Quote word for word the lines below, beginning with the first and ending with the one that has "import pandas as pd". Drop the pictures.

>> start Data shown

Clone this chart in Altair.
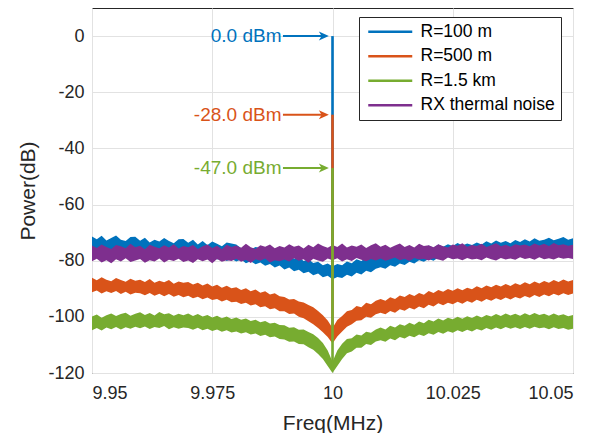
import altair as alt
import pandas as pd

# ---------------- data ----------------
freq = [9.950, 9.951, 9.952, 9.953, 9.954, 9.955, 9.956, 9.957, 9.958, 9.959,
        9.960, 9.961, 9.962, 9.963, 9.964, 9.965, 9.966, 9.967, 9.968, 9.969,
        9.970, 9.971, 9.972, 9.973, 9.974, 9.975, 9.976, 9.977, 9.978, 9.979,
        9.980, 9.981, 9.982, 9.983, 9.984, 9.985, 9.986, 9.987, 9.988, 9.989,
        9.990, 9.991, 9.992, 9.993, 9.994, 9.995, 9.996, 9.997, 9.998, 9.999,
        10.000, 10.001, 10.002, 10.003, 10.004, 10.005, 10.006, 10.007, 10.008, 10.009,
        10.010, 10.011, 10.012, 10.013, 10.014, 10.015, 10.016, 10.017, 10.018, 10.019,
        10.020, 10.021, 10.022, 10.023, 10.024, 10.025, 10.026, 10.027, 10.028, 10.029,
        10.030, 10.031, 10.032, 10.033, 10.034, 10.035, 10.036, 10.037, 10.038, 10.039,
        10.040, 10.041, 10.042, 10.043, 10.044, 10.045, 10.046, 10.047, 10.048, 10.049,
        10.050]

# R=100 m noise band (upper / lower edge, dB)
r100_hi = [-71.4, -72.4, -71.1, -72.8, -71.9, -71.0, -72.5, -73.0, -71.6, -71.5,
           -72.9, -71.8, -73.5, -72.5, -73.2, -71.9, -73.0, -73.8, -72.4, -72.3,
           -73.6, -72.5, -74.2, -73.0, -74.4, -73.2, -74.0, -74.9, -73.5, -73.9,
           -74.2, -75.6, -74.9, -76.0, -75.1, -75.5, -76.9, -76.1, -77.4, -76.8,
           -78.5, -77.6, -79.3, -78.7, -80.1, -79.5, -80.8, -80.4, -81.6, -81.0,
           -82.0, -81.2, -81.6, -80.3, -80.9, -79.5, -80.1, -78.9, -79.4, -78.3,
           -77.4, -78.1, -76.8, -77.5, -76.3, -76.9, -75.8, -76.5, -75.2, -75.9,
           -74.6, -75.4, -74.2, -75.0, -74.1, -74.8, -73.7, -74.6, -73.9, -74.4,
           -73.5, -74.2, -73.1, -73.9, -72.8, -73.6, -73.0, -73.8, -72.6, -73.3,
           -72.4, -73.2, -72.0, -72.9, -72.5, -71.8, -72.7, -72.2, -71.6, -72.5,
           -72.0]
r100_lo = [-76.9, -77.6, -76.4, -77.9, -76.8, -77.3, -78.1, -76.7, -77.5, -77.0,
           -77.8, -76.9, -78.3, -77.2, -78.0, -77.5, -78.6, -77.1, -78.2, -77.7,
           -78.4, -77.6, -79.0, -78.2, -79.3, -78.5, -79.6, -78.9, -80.1, -79.4,
           -80.3, -79.6, -80.9, -80.2, -81.3, -80.6, -81.8, -81.2, -82.4, -81.7,
           -83.1, -82.4, -83.8, -83.2, -84.5, -83.9, -85.2, -84.6, -85.9, -85.4,
           -86.6, -85.8, -86.2, -85.0, -85.6, -84.3, -84.9, -83.6, -84.1, -82.9,
           -82.3, -82.9, -81.6, -82.2, -81.0, -81.5, -80.4, -81.0, -79.8, -80.4,
           -79.4, -80.0, -78.9, -79.6, -78.7, -79.3, -78.3, -79.0, -78.4, -78.9,
           -78.1, -78.7, -77.7, -78.4, -77.4, -78.1, -77.6, -78.2, -77.1, -77.8,
           -77.1, -77.7, -76.6, -77.4, -77.0, -76.4, -77.2, -76.8, -76.2, -77.0,
           -76.6]

# R=500 m
r500_hi = [-86.1, -87.0, -85.9, -86.8, -87.3, -86.2, -86.9, -87.5, -86.4, -87.1,
           -86.8, -87.6, -86.5, -87.9, -87.1, -87.7, -86.9, -88.2, -87.4, -87.9,
           -87.6, -88.5, -87.9, -88.8, -88.1, -89.2, -88.6, -89.6, -88.9, -89.8,
           -89.5, -90.4, -89.8, -90.9, -90.3, -91.4, -90.9, -92.0, -91.6, -92.7,
           -92.9, -93.8, -93.6, -94.5, -94.9, -95.8, -96.6, -97.9, -99.4, -101.3,
           -104.0, -101.1, -99.7, -98.0, -97.6, -96.1, -96.6, -95.0, -95.5, -94.3,
           -93.6, -94.3, -93.0, -93.6, -92.4, -92.9, -91.9, -92.6, -91.5, -92.1,
           -90.8, -91.5, -90.4, -91.1, -90.1, -90.7, -89.8, -90.5, -89.6, -90.2,
           -89.1, -89.8, -88.8, -89.5, -88.6, -89.2, -88.3, -89.0, -88.0, -88.7,
           -87.7, -88.4, -87.4, -88.1, -87.2, -87.9, -86.9, -87.6, -86.7, -87.4,
           -86.9]
r500_lo = [-91.2, -90.6, -91.7, -90.9, -91.5, -90.8, -91.9, -91.1, -92.0, -91.4,
           -91.6, -92.3, -91.5, -92.5, -91.8, -92.7, -91.9, -92.8, -92.2, -93.0,
           -92.5, -93.4, -92.8, -93.7, -93.1, -94.0, -93.6, -94.5, -93.9, -94.8,
           -94.6, -95.4, -95.0, -96.0, -95.5, -96.6, -96.2, -97.3, -96.9, -98.0,
           -98.0, -99.0, -98.8, -100.0, -100.5, -101.6, -102.6, -104.0, -105.5, -107.2,
           -109.5, -107.0, -105.2, -103.5, -102.6, -101.4, -101.2, -100.0, -100.3, -99.1,
           -98.5, -99.1, -97.9, -98.5, -97.3, -97.8, -96.8, -97.4, -96.3, -96.9,
           -95.7, -96.3, -95.2, -95.9, -95.0, -95.5, -94.6, -95.3, -94.4, -95.0,
           -93.9, -94.6, -93.6, -94.3, -93.4, -94.0, -93.1, -93.8, -92.9, -93.5,
           -92.6, -93.2, -92.2, -92.9, -92.0, -92.7, -91.8, -92.4, -91.6, -92.2,
           -91.7]

# R=1.5 km
r1500_hi = [-99.9, -99.2, -100.3, -99.4, -98.8, -99.7, -99.0, -98.5, -99.6, -98.9,
            -98.4, -99.3, -98.6, -99.5, -98.3, -99.1, -98.7, -99.6, -98.9, -99.4,
            -98.8, -99.7, -99.0, -99.9, -99.3, -100.2, -99.6, -100.5, -99.9, -100.8,
            -100.2, -101.0, -100.6, -101.5, -101.0, -101.9, -101.5, -102.4, -102.1, -102.9,
            -103.0, -103.9, -103.7, -104.6, -104.5, -105.4, -106.2, -107.5, -109.3, -112.0,
            -116.0, -112.0, -109.6, -107.9, -107.6, -106.3, -106.6, -105.3, -105.7, -104.5,
            -103.8, -104.5, -103.2, -103.8, -102.6, -103.2, -102.1, -102.8, -101.7, -102.3,
            -101.0, -101.7, -100.6, -101.3, -100.3, -100.9, -100.0, -100.7, -99.8, -100.4,
            -99.5, -100.2, -99.3, -99.9, -99.0, -99.7, -98.8, -99.5, -98.9, -99.6,
            -98.7, -99.4, -98.6, -99.3, -98.9, -99.6, -98.8, -99.5, -99.1, -99.8,
            -99.3]
r1500_lo = [-104.8, -104.0, -104.9, -103.8, -104.4, -103.6, -104.5, -103.7, -104.2, -103.5,
            -104.1, -103.4, -104.3, -103.6, -104.0, -103.3, -104.4, -103.7, -104.2, -103.8,
            -104.0, -104.6, -103.9, -104.8, -104.2, -105.0, -104.5, -105.3, -104.8, -105.6,
            -105.2, -105.9, -105.5, -106.3, -105.9, -106.8, -106.4, -107.3, -107.0, -107.9,
            -108.1, -108.9, -108.8, -109.7, -109.8, -110.8, -111.7, -113.2, -115.0, -117.5,
            -120.0, -117.5, -115.0, -113.0, -112.3, -111.0, -111.0, -109.7, -110.0, -108.8,
            -108.3, -108.9, -107.7, -108.3, -107.2, -107.7, -106.7, -107.3, -106.3, -106.8,
            -105.8, -106.4, -105.4, -106.0, -105.1, -105.7, -104.8, -105.4, -104.6, -105.2,
            -104.3, -104.9, -104.0, -104.6, -103.8, -104.4, -103.6, -104.2, -103.7, -104.3,
            -103.6, -104.2, -103.5, -104.1, -103.8, -104.4, -103.7, -104.3, -104.0, -104.6,
            -104.2]

# RX thermal noise
rx_hi = [-74.6, -75.5, -74.2, -75.1, -75.8, -74.4, -74.9, -75.6, -74.0, -75.2,
         -74.7, -75.9, -74.3, -75.0, -75.6, -74.5, -75.3, -74.1, -75.7, -74.8,
         -75.2, -74.4, -75.8, -74.9, -74.2, -75.5, -74.7, -75.9, -74.3, -75.1,
         -74.6, -75.4, -74.0, -75.2, -75.8, -74.5, -75.0, -74.2, -75.6, -74.8,
         -75.3, -74.1, -75.0, -74.6, -75.7, -74.3, -75.2, -73.9, -74.8, -75.4,
         -74.4, -75.1, -73.9, -75.3, -74.6, -75.0, -74.2, -75.5, -74.5, -73.8,
         -75.0, -74.3, -75.4, -74.6, -73.9, -75.1, -74.4, -75.3, -74.0, -74.8,
         -74.5, -75.2, -74.1, -74.9, -75.3, -74.2, -74.7, -73.8, -75.0, -74.4,
         -74.8, -74.0, -75.1, -74.5, -73.8, -74.9, -74.3, -75.0, -74.1, -74.6,
         -74.2, -74.9, -73.9, -74.6, -74.0, -74.8, -73.7, -74.5, -74.1, -74.7,
         -74.3]
rx_lo = [-80.2, -79.3, -80.6, -79.8, -80.9, -79.5, -80.3, -79.1, -80.5, -79.9,
         -79.4, -80.7, -79.8, -80.3, -79.2, -80.6, -79.7, -80.1, -79.3, -80.5,
         -79.9, -80.8, -79.5, -80.2, -79.6, -80.9, -79.4, -80.4, -79.8, -80.1,
         -79.3, -80.4, -79.7, -80.8, -79.5, -80.0, -79.2, -80.6, -79.8, -80.2,
         -79.6, -80.3, -79.1, -80.0, -79.5, -80.7, -79.3, -79.9, -80.4, -79.2,
         -79.8, -79.1, -80.3, -79.5, -80.1, -79.0, -79.7, -80.2, -79.4, -79.9,
         -79.2, -80.0, -79.5, -78.9, -79.8, -79.3, -80.1, -79.0, -79.6, -79.3,
         -79.9, -79.1, -79.6, -80.0, -78.9, -79.5, -79.2, -79.8, -79.0, -79.6,
         -79.3, -79.8, -78.9, -79.5, -79.9, -79.0, -79.6, -79.2, -79.7, -78.8,
         -79.4, -79.0, -79.7, -78.8, -79.5, -79.1, -79.6, -78.9, -79.3, -79.0,
         -79.4]

series_names = ["R=100 m", "R=500 m", "R=1.5 km", "RX thermal noise"]
colors = ["#0072BD", "#D95319", "#77AC30", "#7E2F8E"]

# carrier spikes at 10 MHz
spike_series = ["R=100 m", "R=500 m", "R=1.5 km"]
spike_freq = [10.0, 10.0, 10.0]
spike_top = [0.0, -28.0, -47.0]
spike_floor = [-84.0, -107.0, -118.0]

# annotations
ann_text = ["0.0 dBm", "-28.0 dBm", "-47.0 dBm"]
ann_level = [0.0, -28.0, -47.0]
ann_color = colors[:3]
ann_text_x = [9.9894, 9.9894, 9.9894]
arrow_from = [9.9897, 9.9897, 9.9897]
arrow_to = [9.9982, 9.9982, 9.9982]

x_ticks = [9.95, 9.975, 10.0, 10.025, 10.05]
y_ticks = [-120, -100, -80, -60, -40, -20, 0]

FONT = "Liberation Sans"
INK = "#262626"


def xenc(field):
    return alt.X(f"{field}:Q",
                 scale=alt.Scale(domain=[9.95, 10.05], nice=False, zero=False),
                 axis=alt.Axis(values=x_ticks, labelExpr="toString(datum.value)",
                               title="Freq(MHz)"))


def yenc(field):
    return alt.Y(f"{field}:Q",
                 scale=alt.Scale(domain=[-120, 10], nice=False, zero=False),
                 axis=alt.Axis(values=y_ticks, labelExpr="toString(datum.value)",
                               title="Power(dB)"))


layers = []
bands = [(r100_hi, r100_lo, colors[0]),
         (r500_hi, r500_lo, colors[1]),
         (r1500_hi, r1500_lo, colors[2]),
         (rx_hi, rx_lo, colors[3])]
for hi, lo, col in bands:
    df = pd.DataFrame({"freq": freq, "hi": hi, "lo": lo})
    layers.append(
        alt.Chart(df).mark_area(color=col, opacity=1, interpolate="linear")
        .encode(x=xenc("freq"), y=yenc("hi"), y2="lo")
    )

spike_df = pd.DataFrame({"series": spike_series, "freq": spike_freq,
                         "top": spike_top, "floor": spike_floor})
layers.append(
    alt.Chart(spike_df).mark_rule(strokeWidth=2.6).encode(
        x=xenc("freq"), y=yenc("top"), y2="floor",
        color=alt.Color("series:N",
                        scale=alt.Scale(domain=series_names, range=colors),
                        legend=alt.Legend(
                            title=None, orient="none", legendX=267, legendY=9,
                            symbolType="M-1,0H7", symbolSize=121,
                            symbolStrokeWidth=2.6, labelOffset=38,
                            padding=6, rowPadding=5.5,
                            labelFont=FONT, labelFontSize=17.5,
                            labelColor="black", labelLimit=300,
                            strokeColor=INK, fillColor="white",
                            cornerRadius=0)))
)

ann_df = pd.DataFrame({"label": ann_text, "level": ann_level, "col": ann_color,
                       "tx": ann_text_x, "x0": arrow_from, "x1": arrow_to})
layers.append(
    alt.Chart(ann_df).mark_rule(strokeWidth=2).encode(
        x=xenc("x0"), x2="x1", y=yenc("level"),
        color=alt.Color("col:N", scale=None))
)
layers.append(
    alt.Chart(ann_df).mark_point(shape="M-1,-0.9L1,0L-1,0.9L-0.45,0Z", size=100,
                                 filled=True, opacity=1).encode(
        x=xenc("x1"), y=yenc("level"),
        color=alt.Color("col:N", scale=None))
)
layers.append(
    alt.Chart(ann_df).mark_text(align="right", baseline="middle", font=FONT,
                                fontSize=19).encode(
        x=xenc("tx"), y=yenc("level"), text="label:N",
        color=alt.Color("col:N", scale=None))
)

chart = (
    alt.layer(*layers)
    .properties(width=481, height=365,
                autosize=alt.AutoSizeParams(type="none"),
                padding={"left": 84, "top": 0, "right": 20, "bottom": 60},
                background="white")
    .configure_view(stroke=INK, strokeWidth=1)
    .configure_axis(grid=True, gridColor="#e2e2e2", gridWidth=1,
                    domain=False, ticks=False,
                    labelFont=FONT, labelFontSize=18, labelColor=INK,
                    titleFont=FONT, titleFontSize=21, titleFontWeight="normal",
                    titleColor=INK)
    .configure_axisX(labelPadding=11, titlePadding=10)
    .configure_axisY(labelPadding=8, titlePadding=9)
)

chart.save("out.html", embed_options={"renderer": "svg", "actions": False})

>> end Data shown

> _Worked solution_:
Clone this chart in Altair.
import altair as alt
import pandas as pd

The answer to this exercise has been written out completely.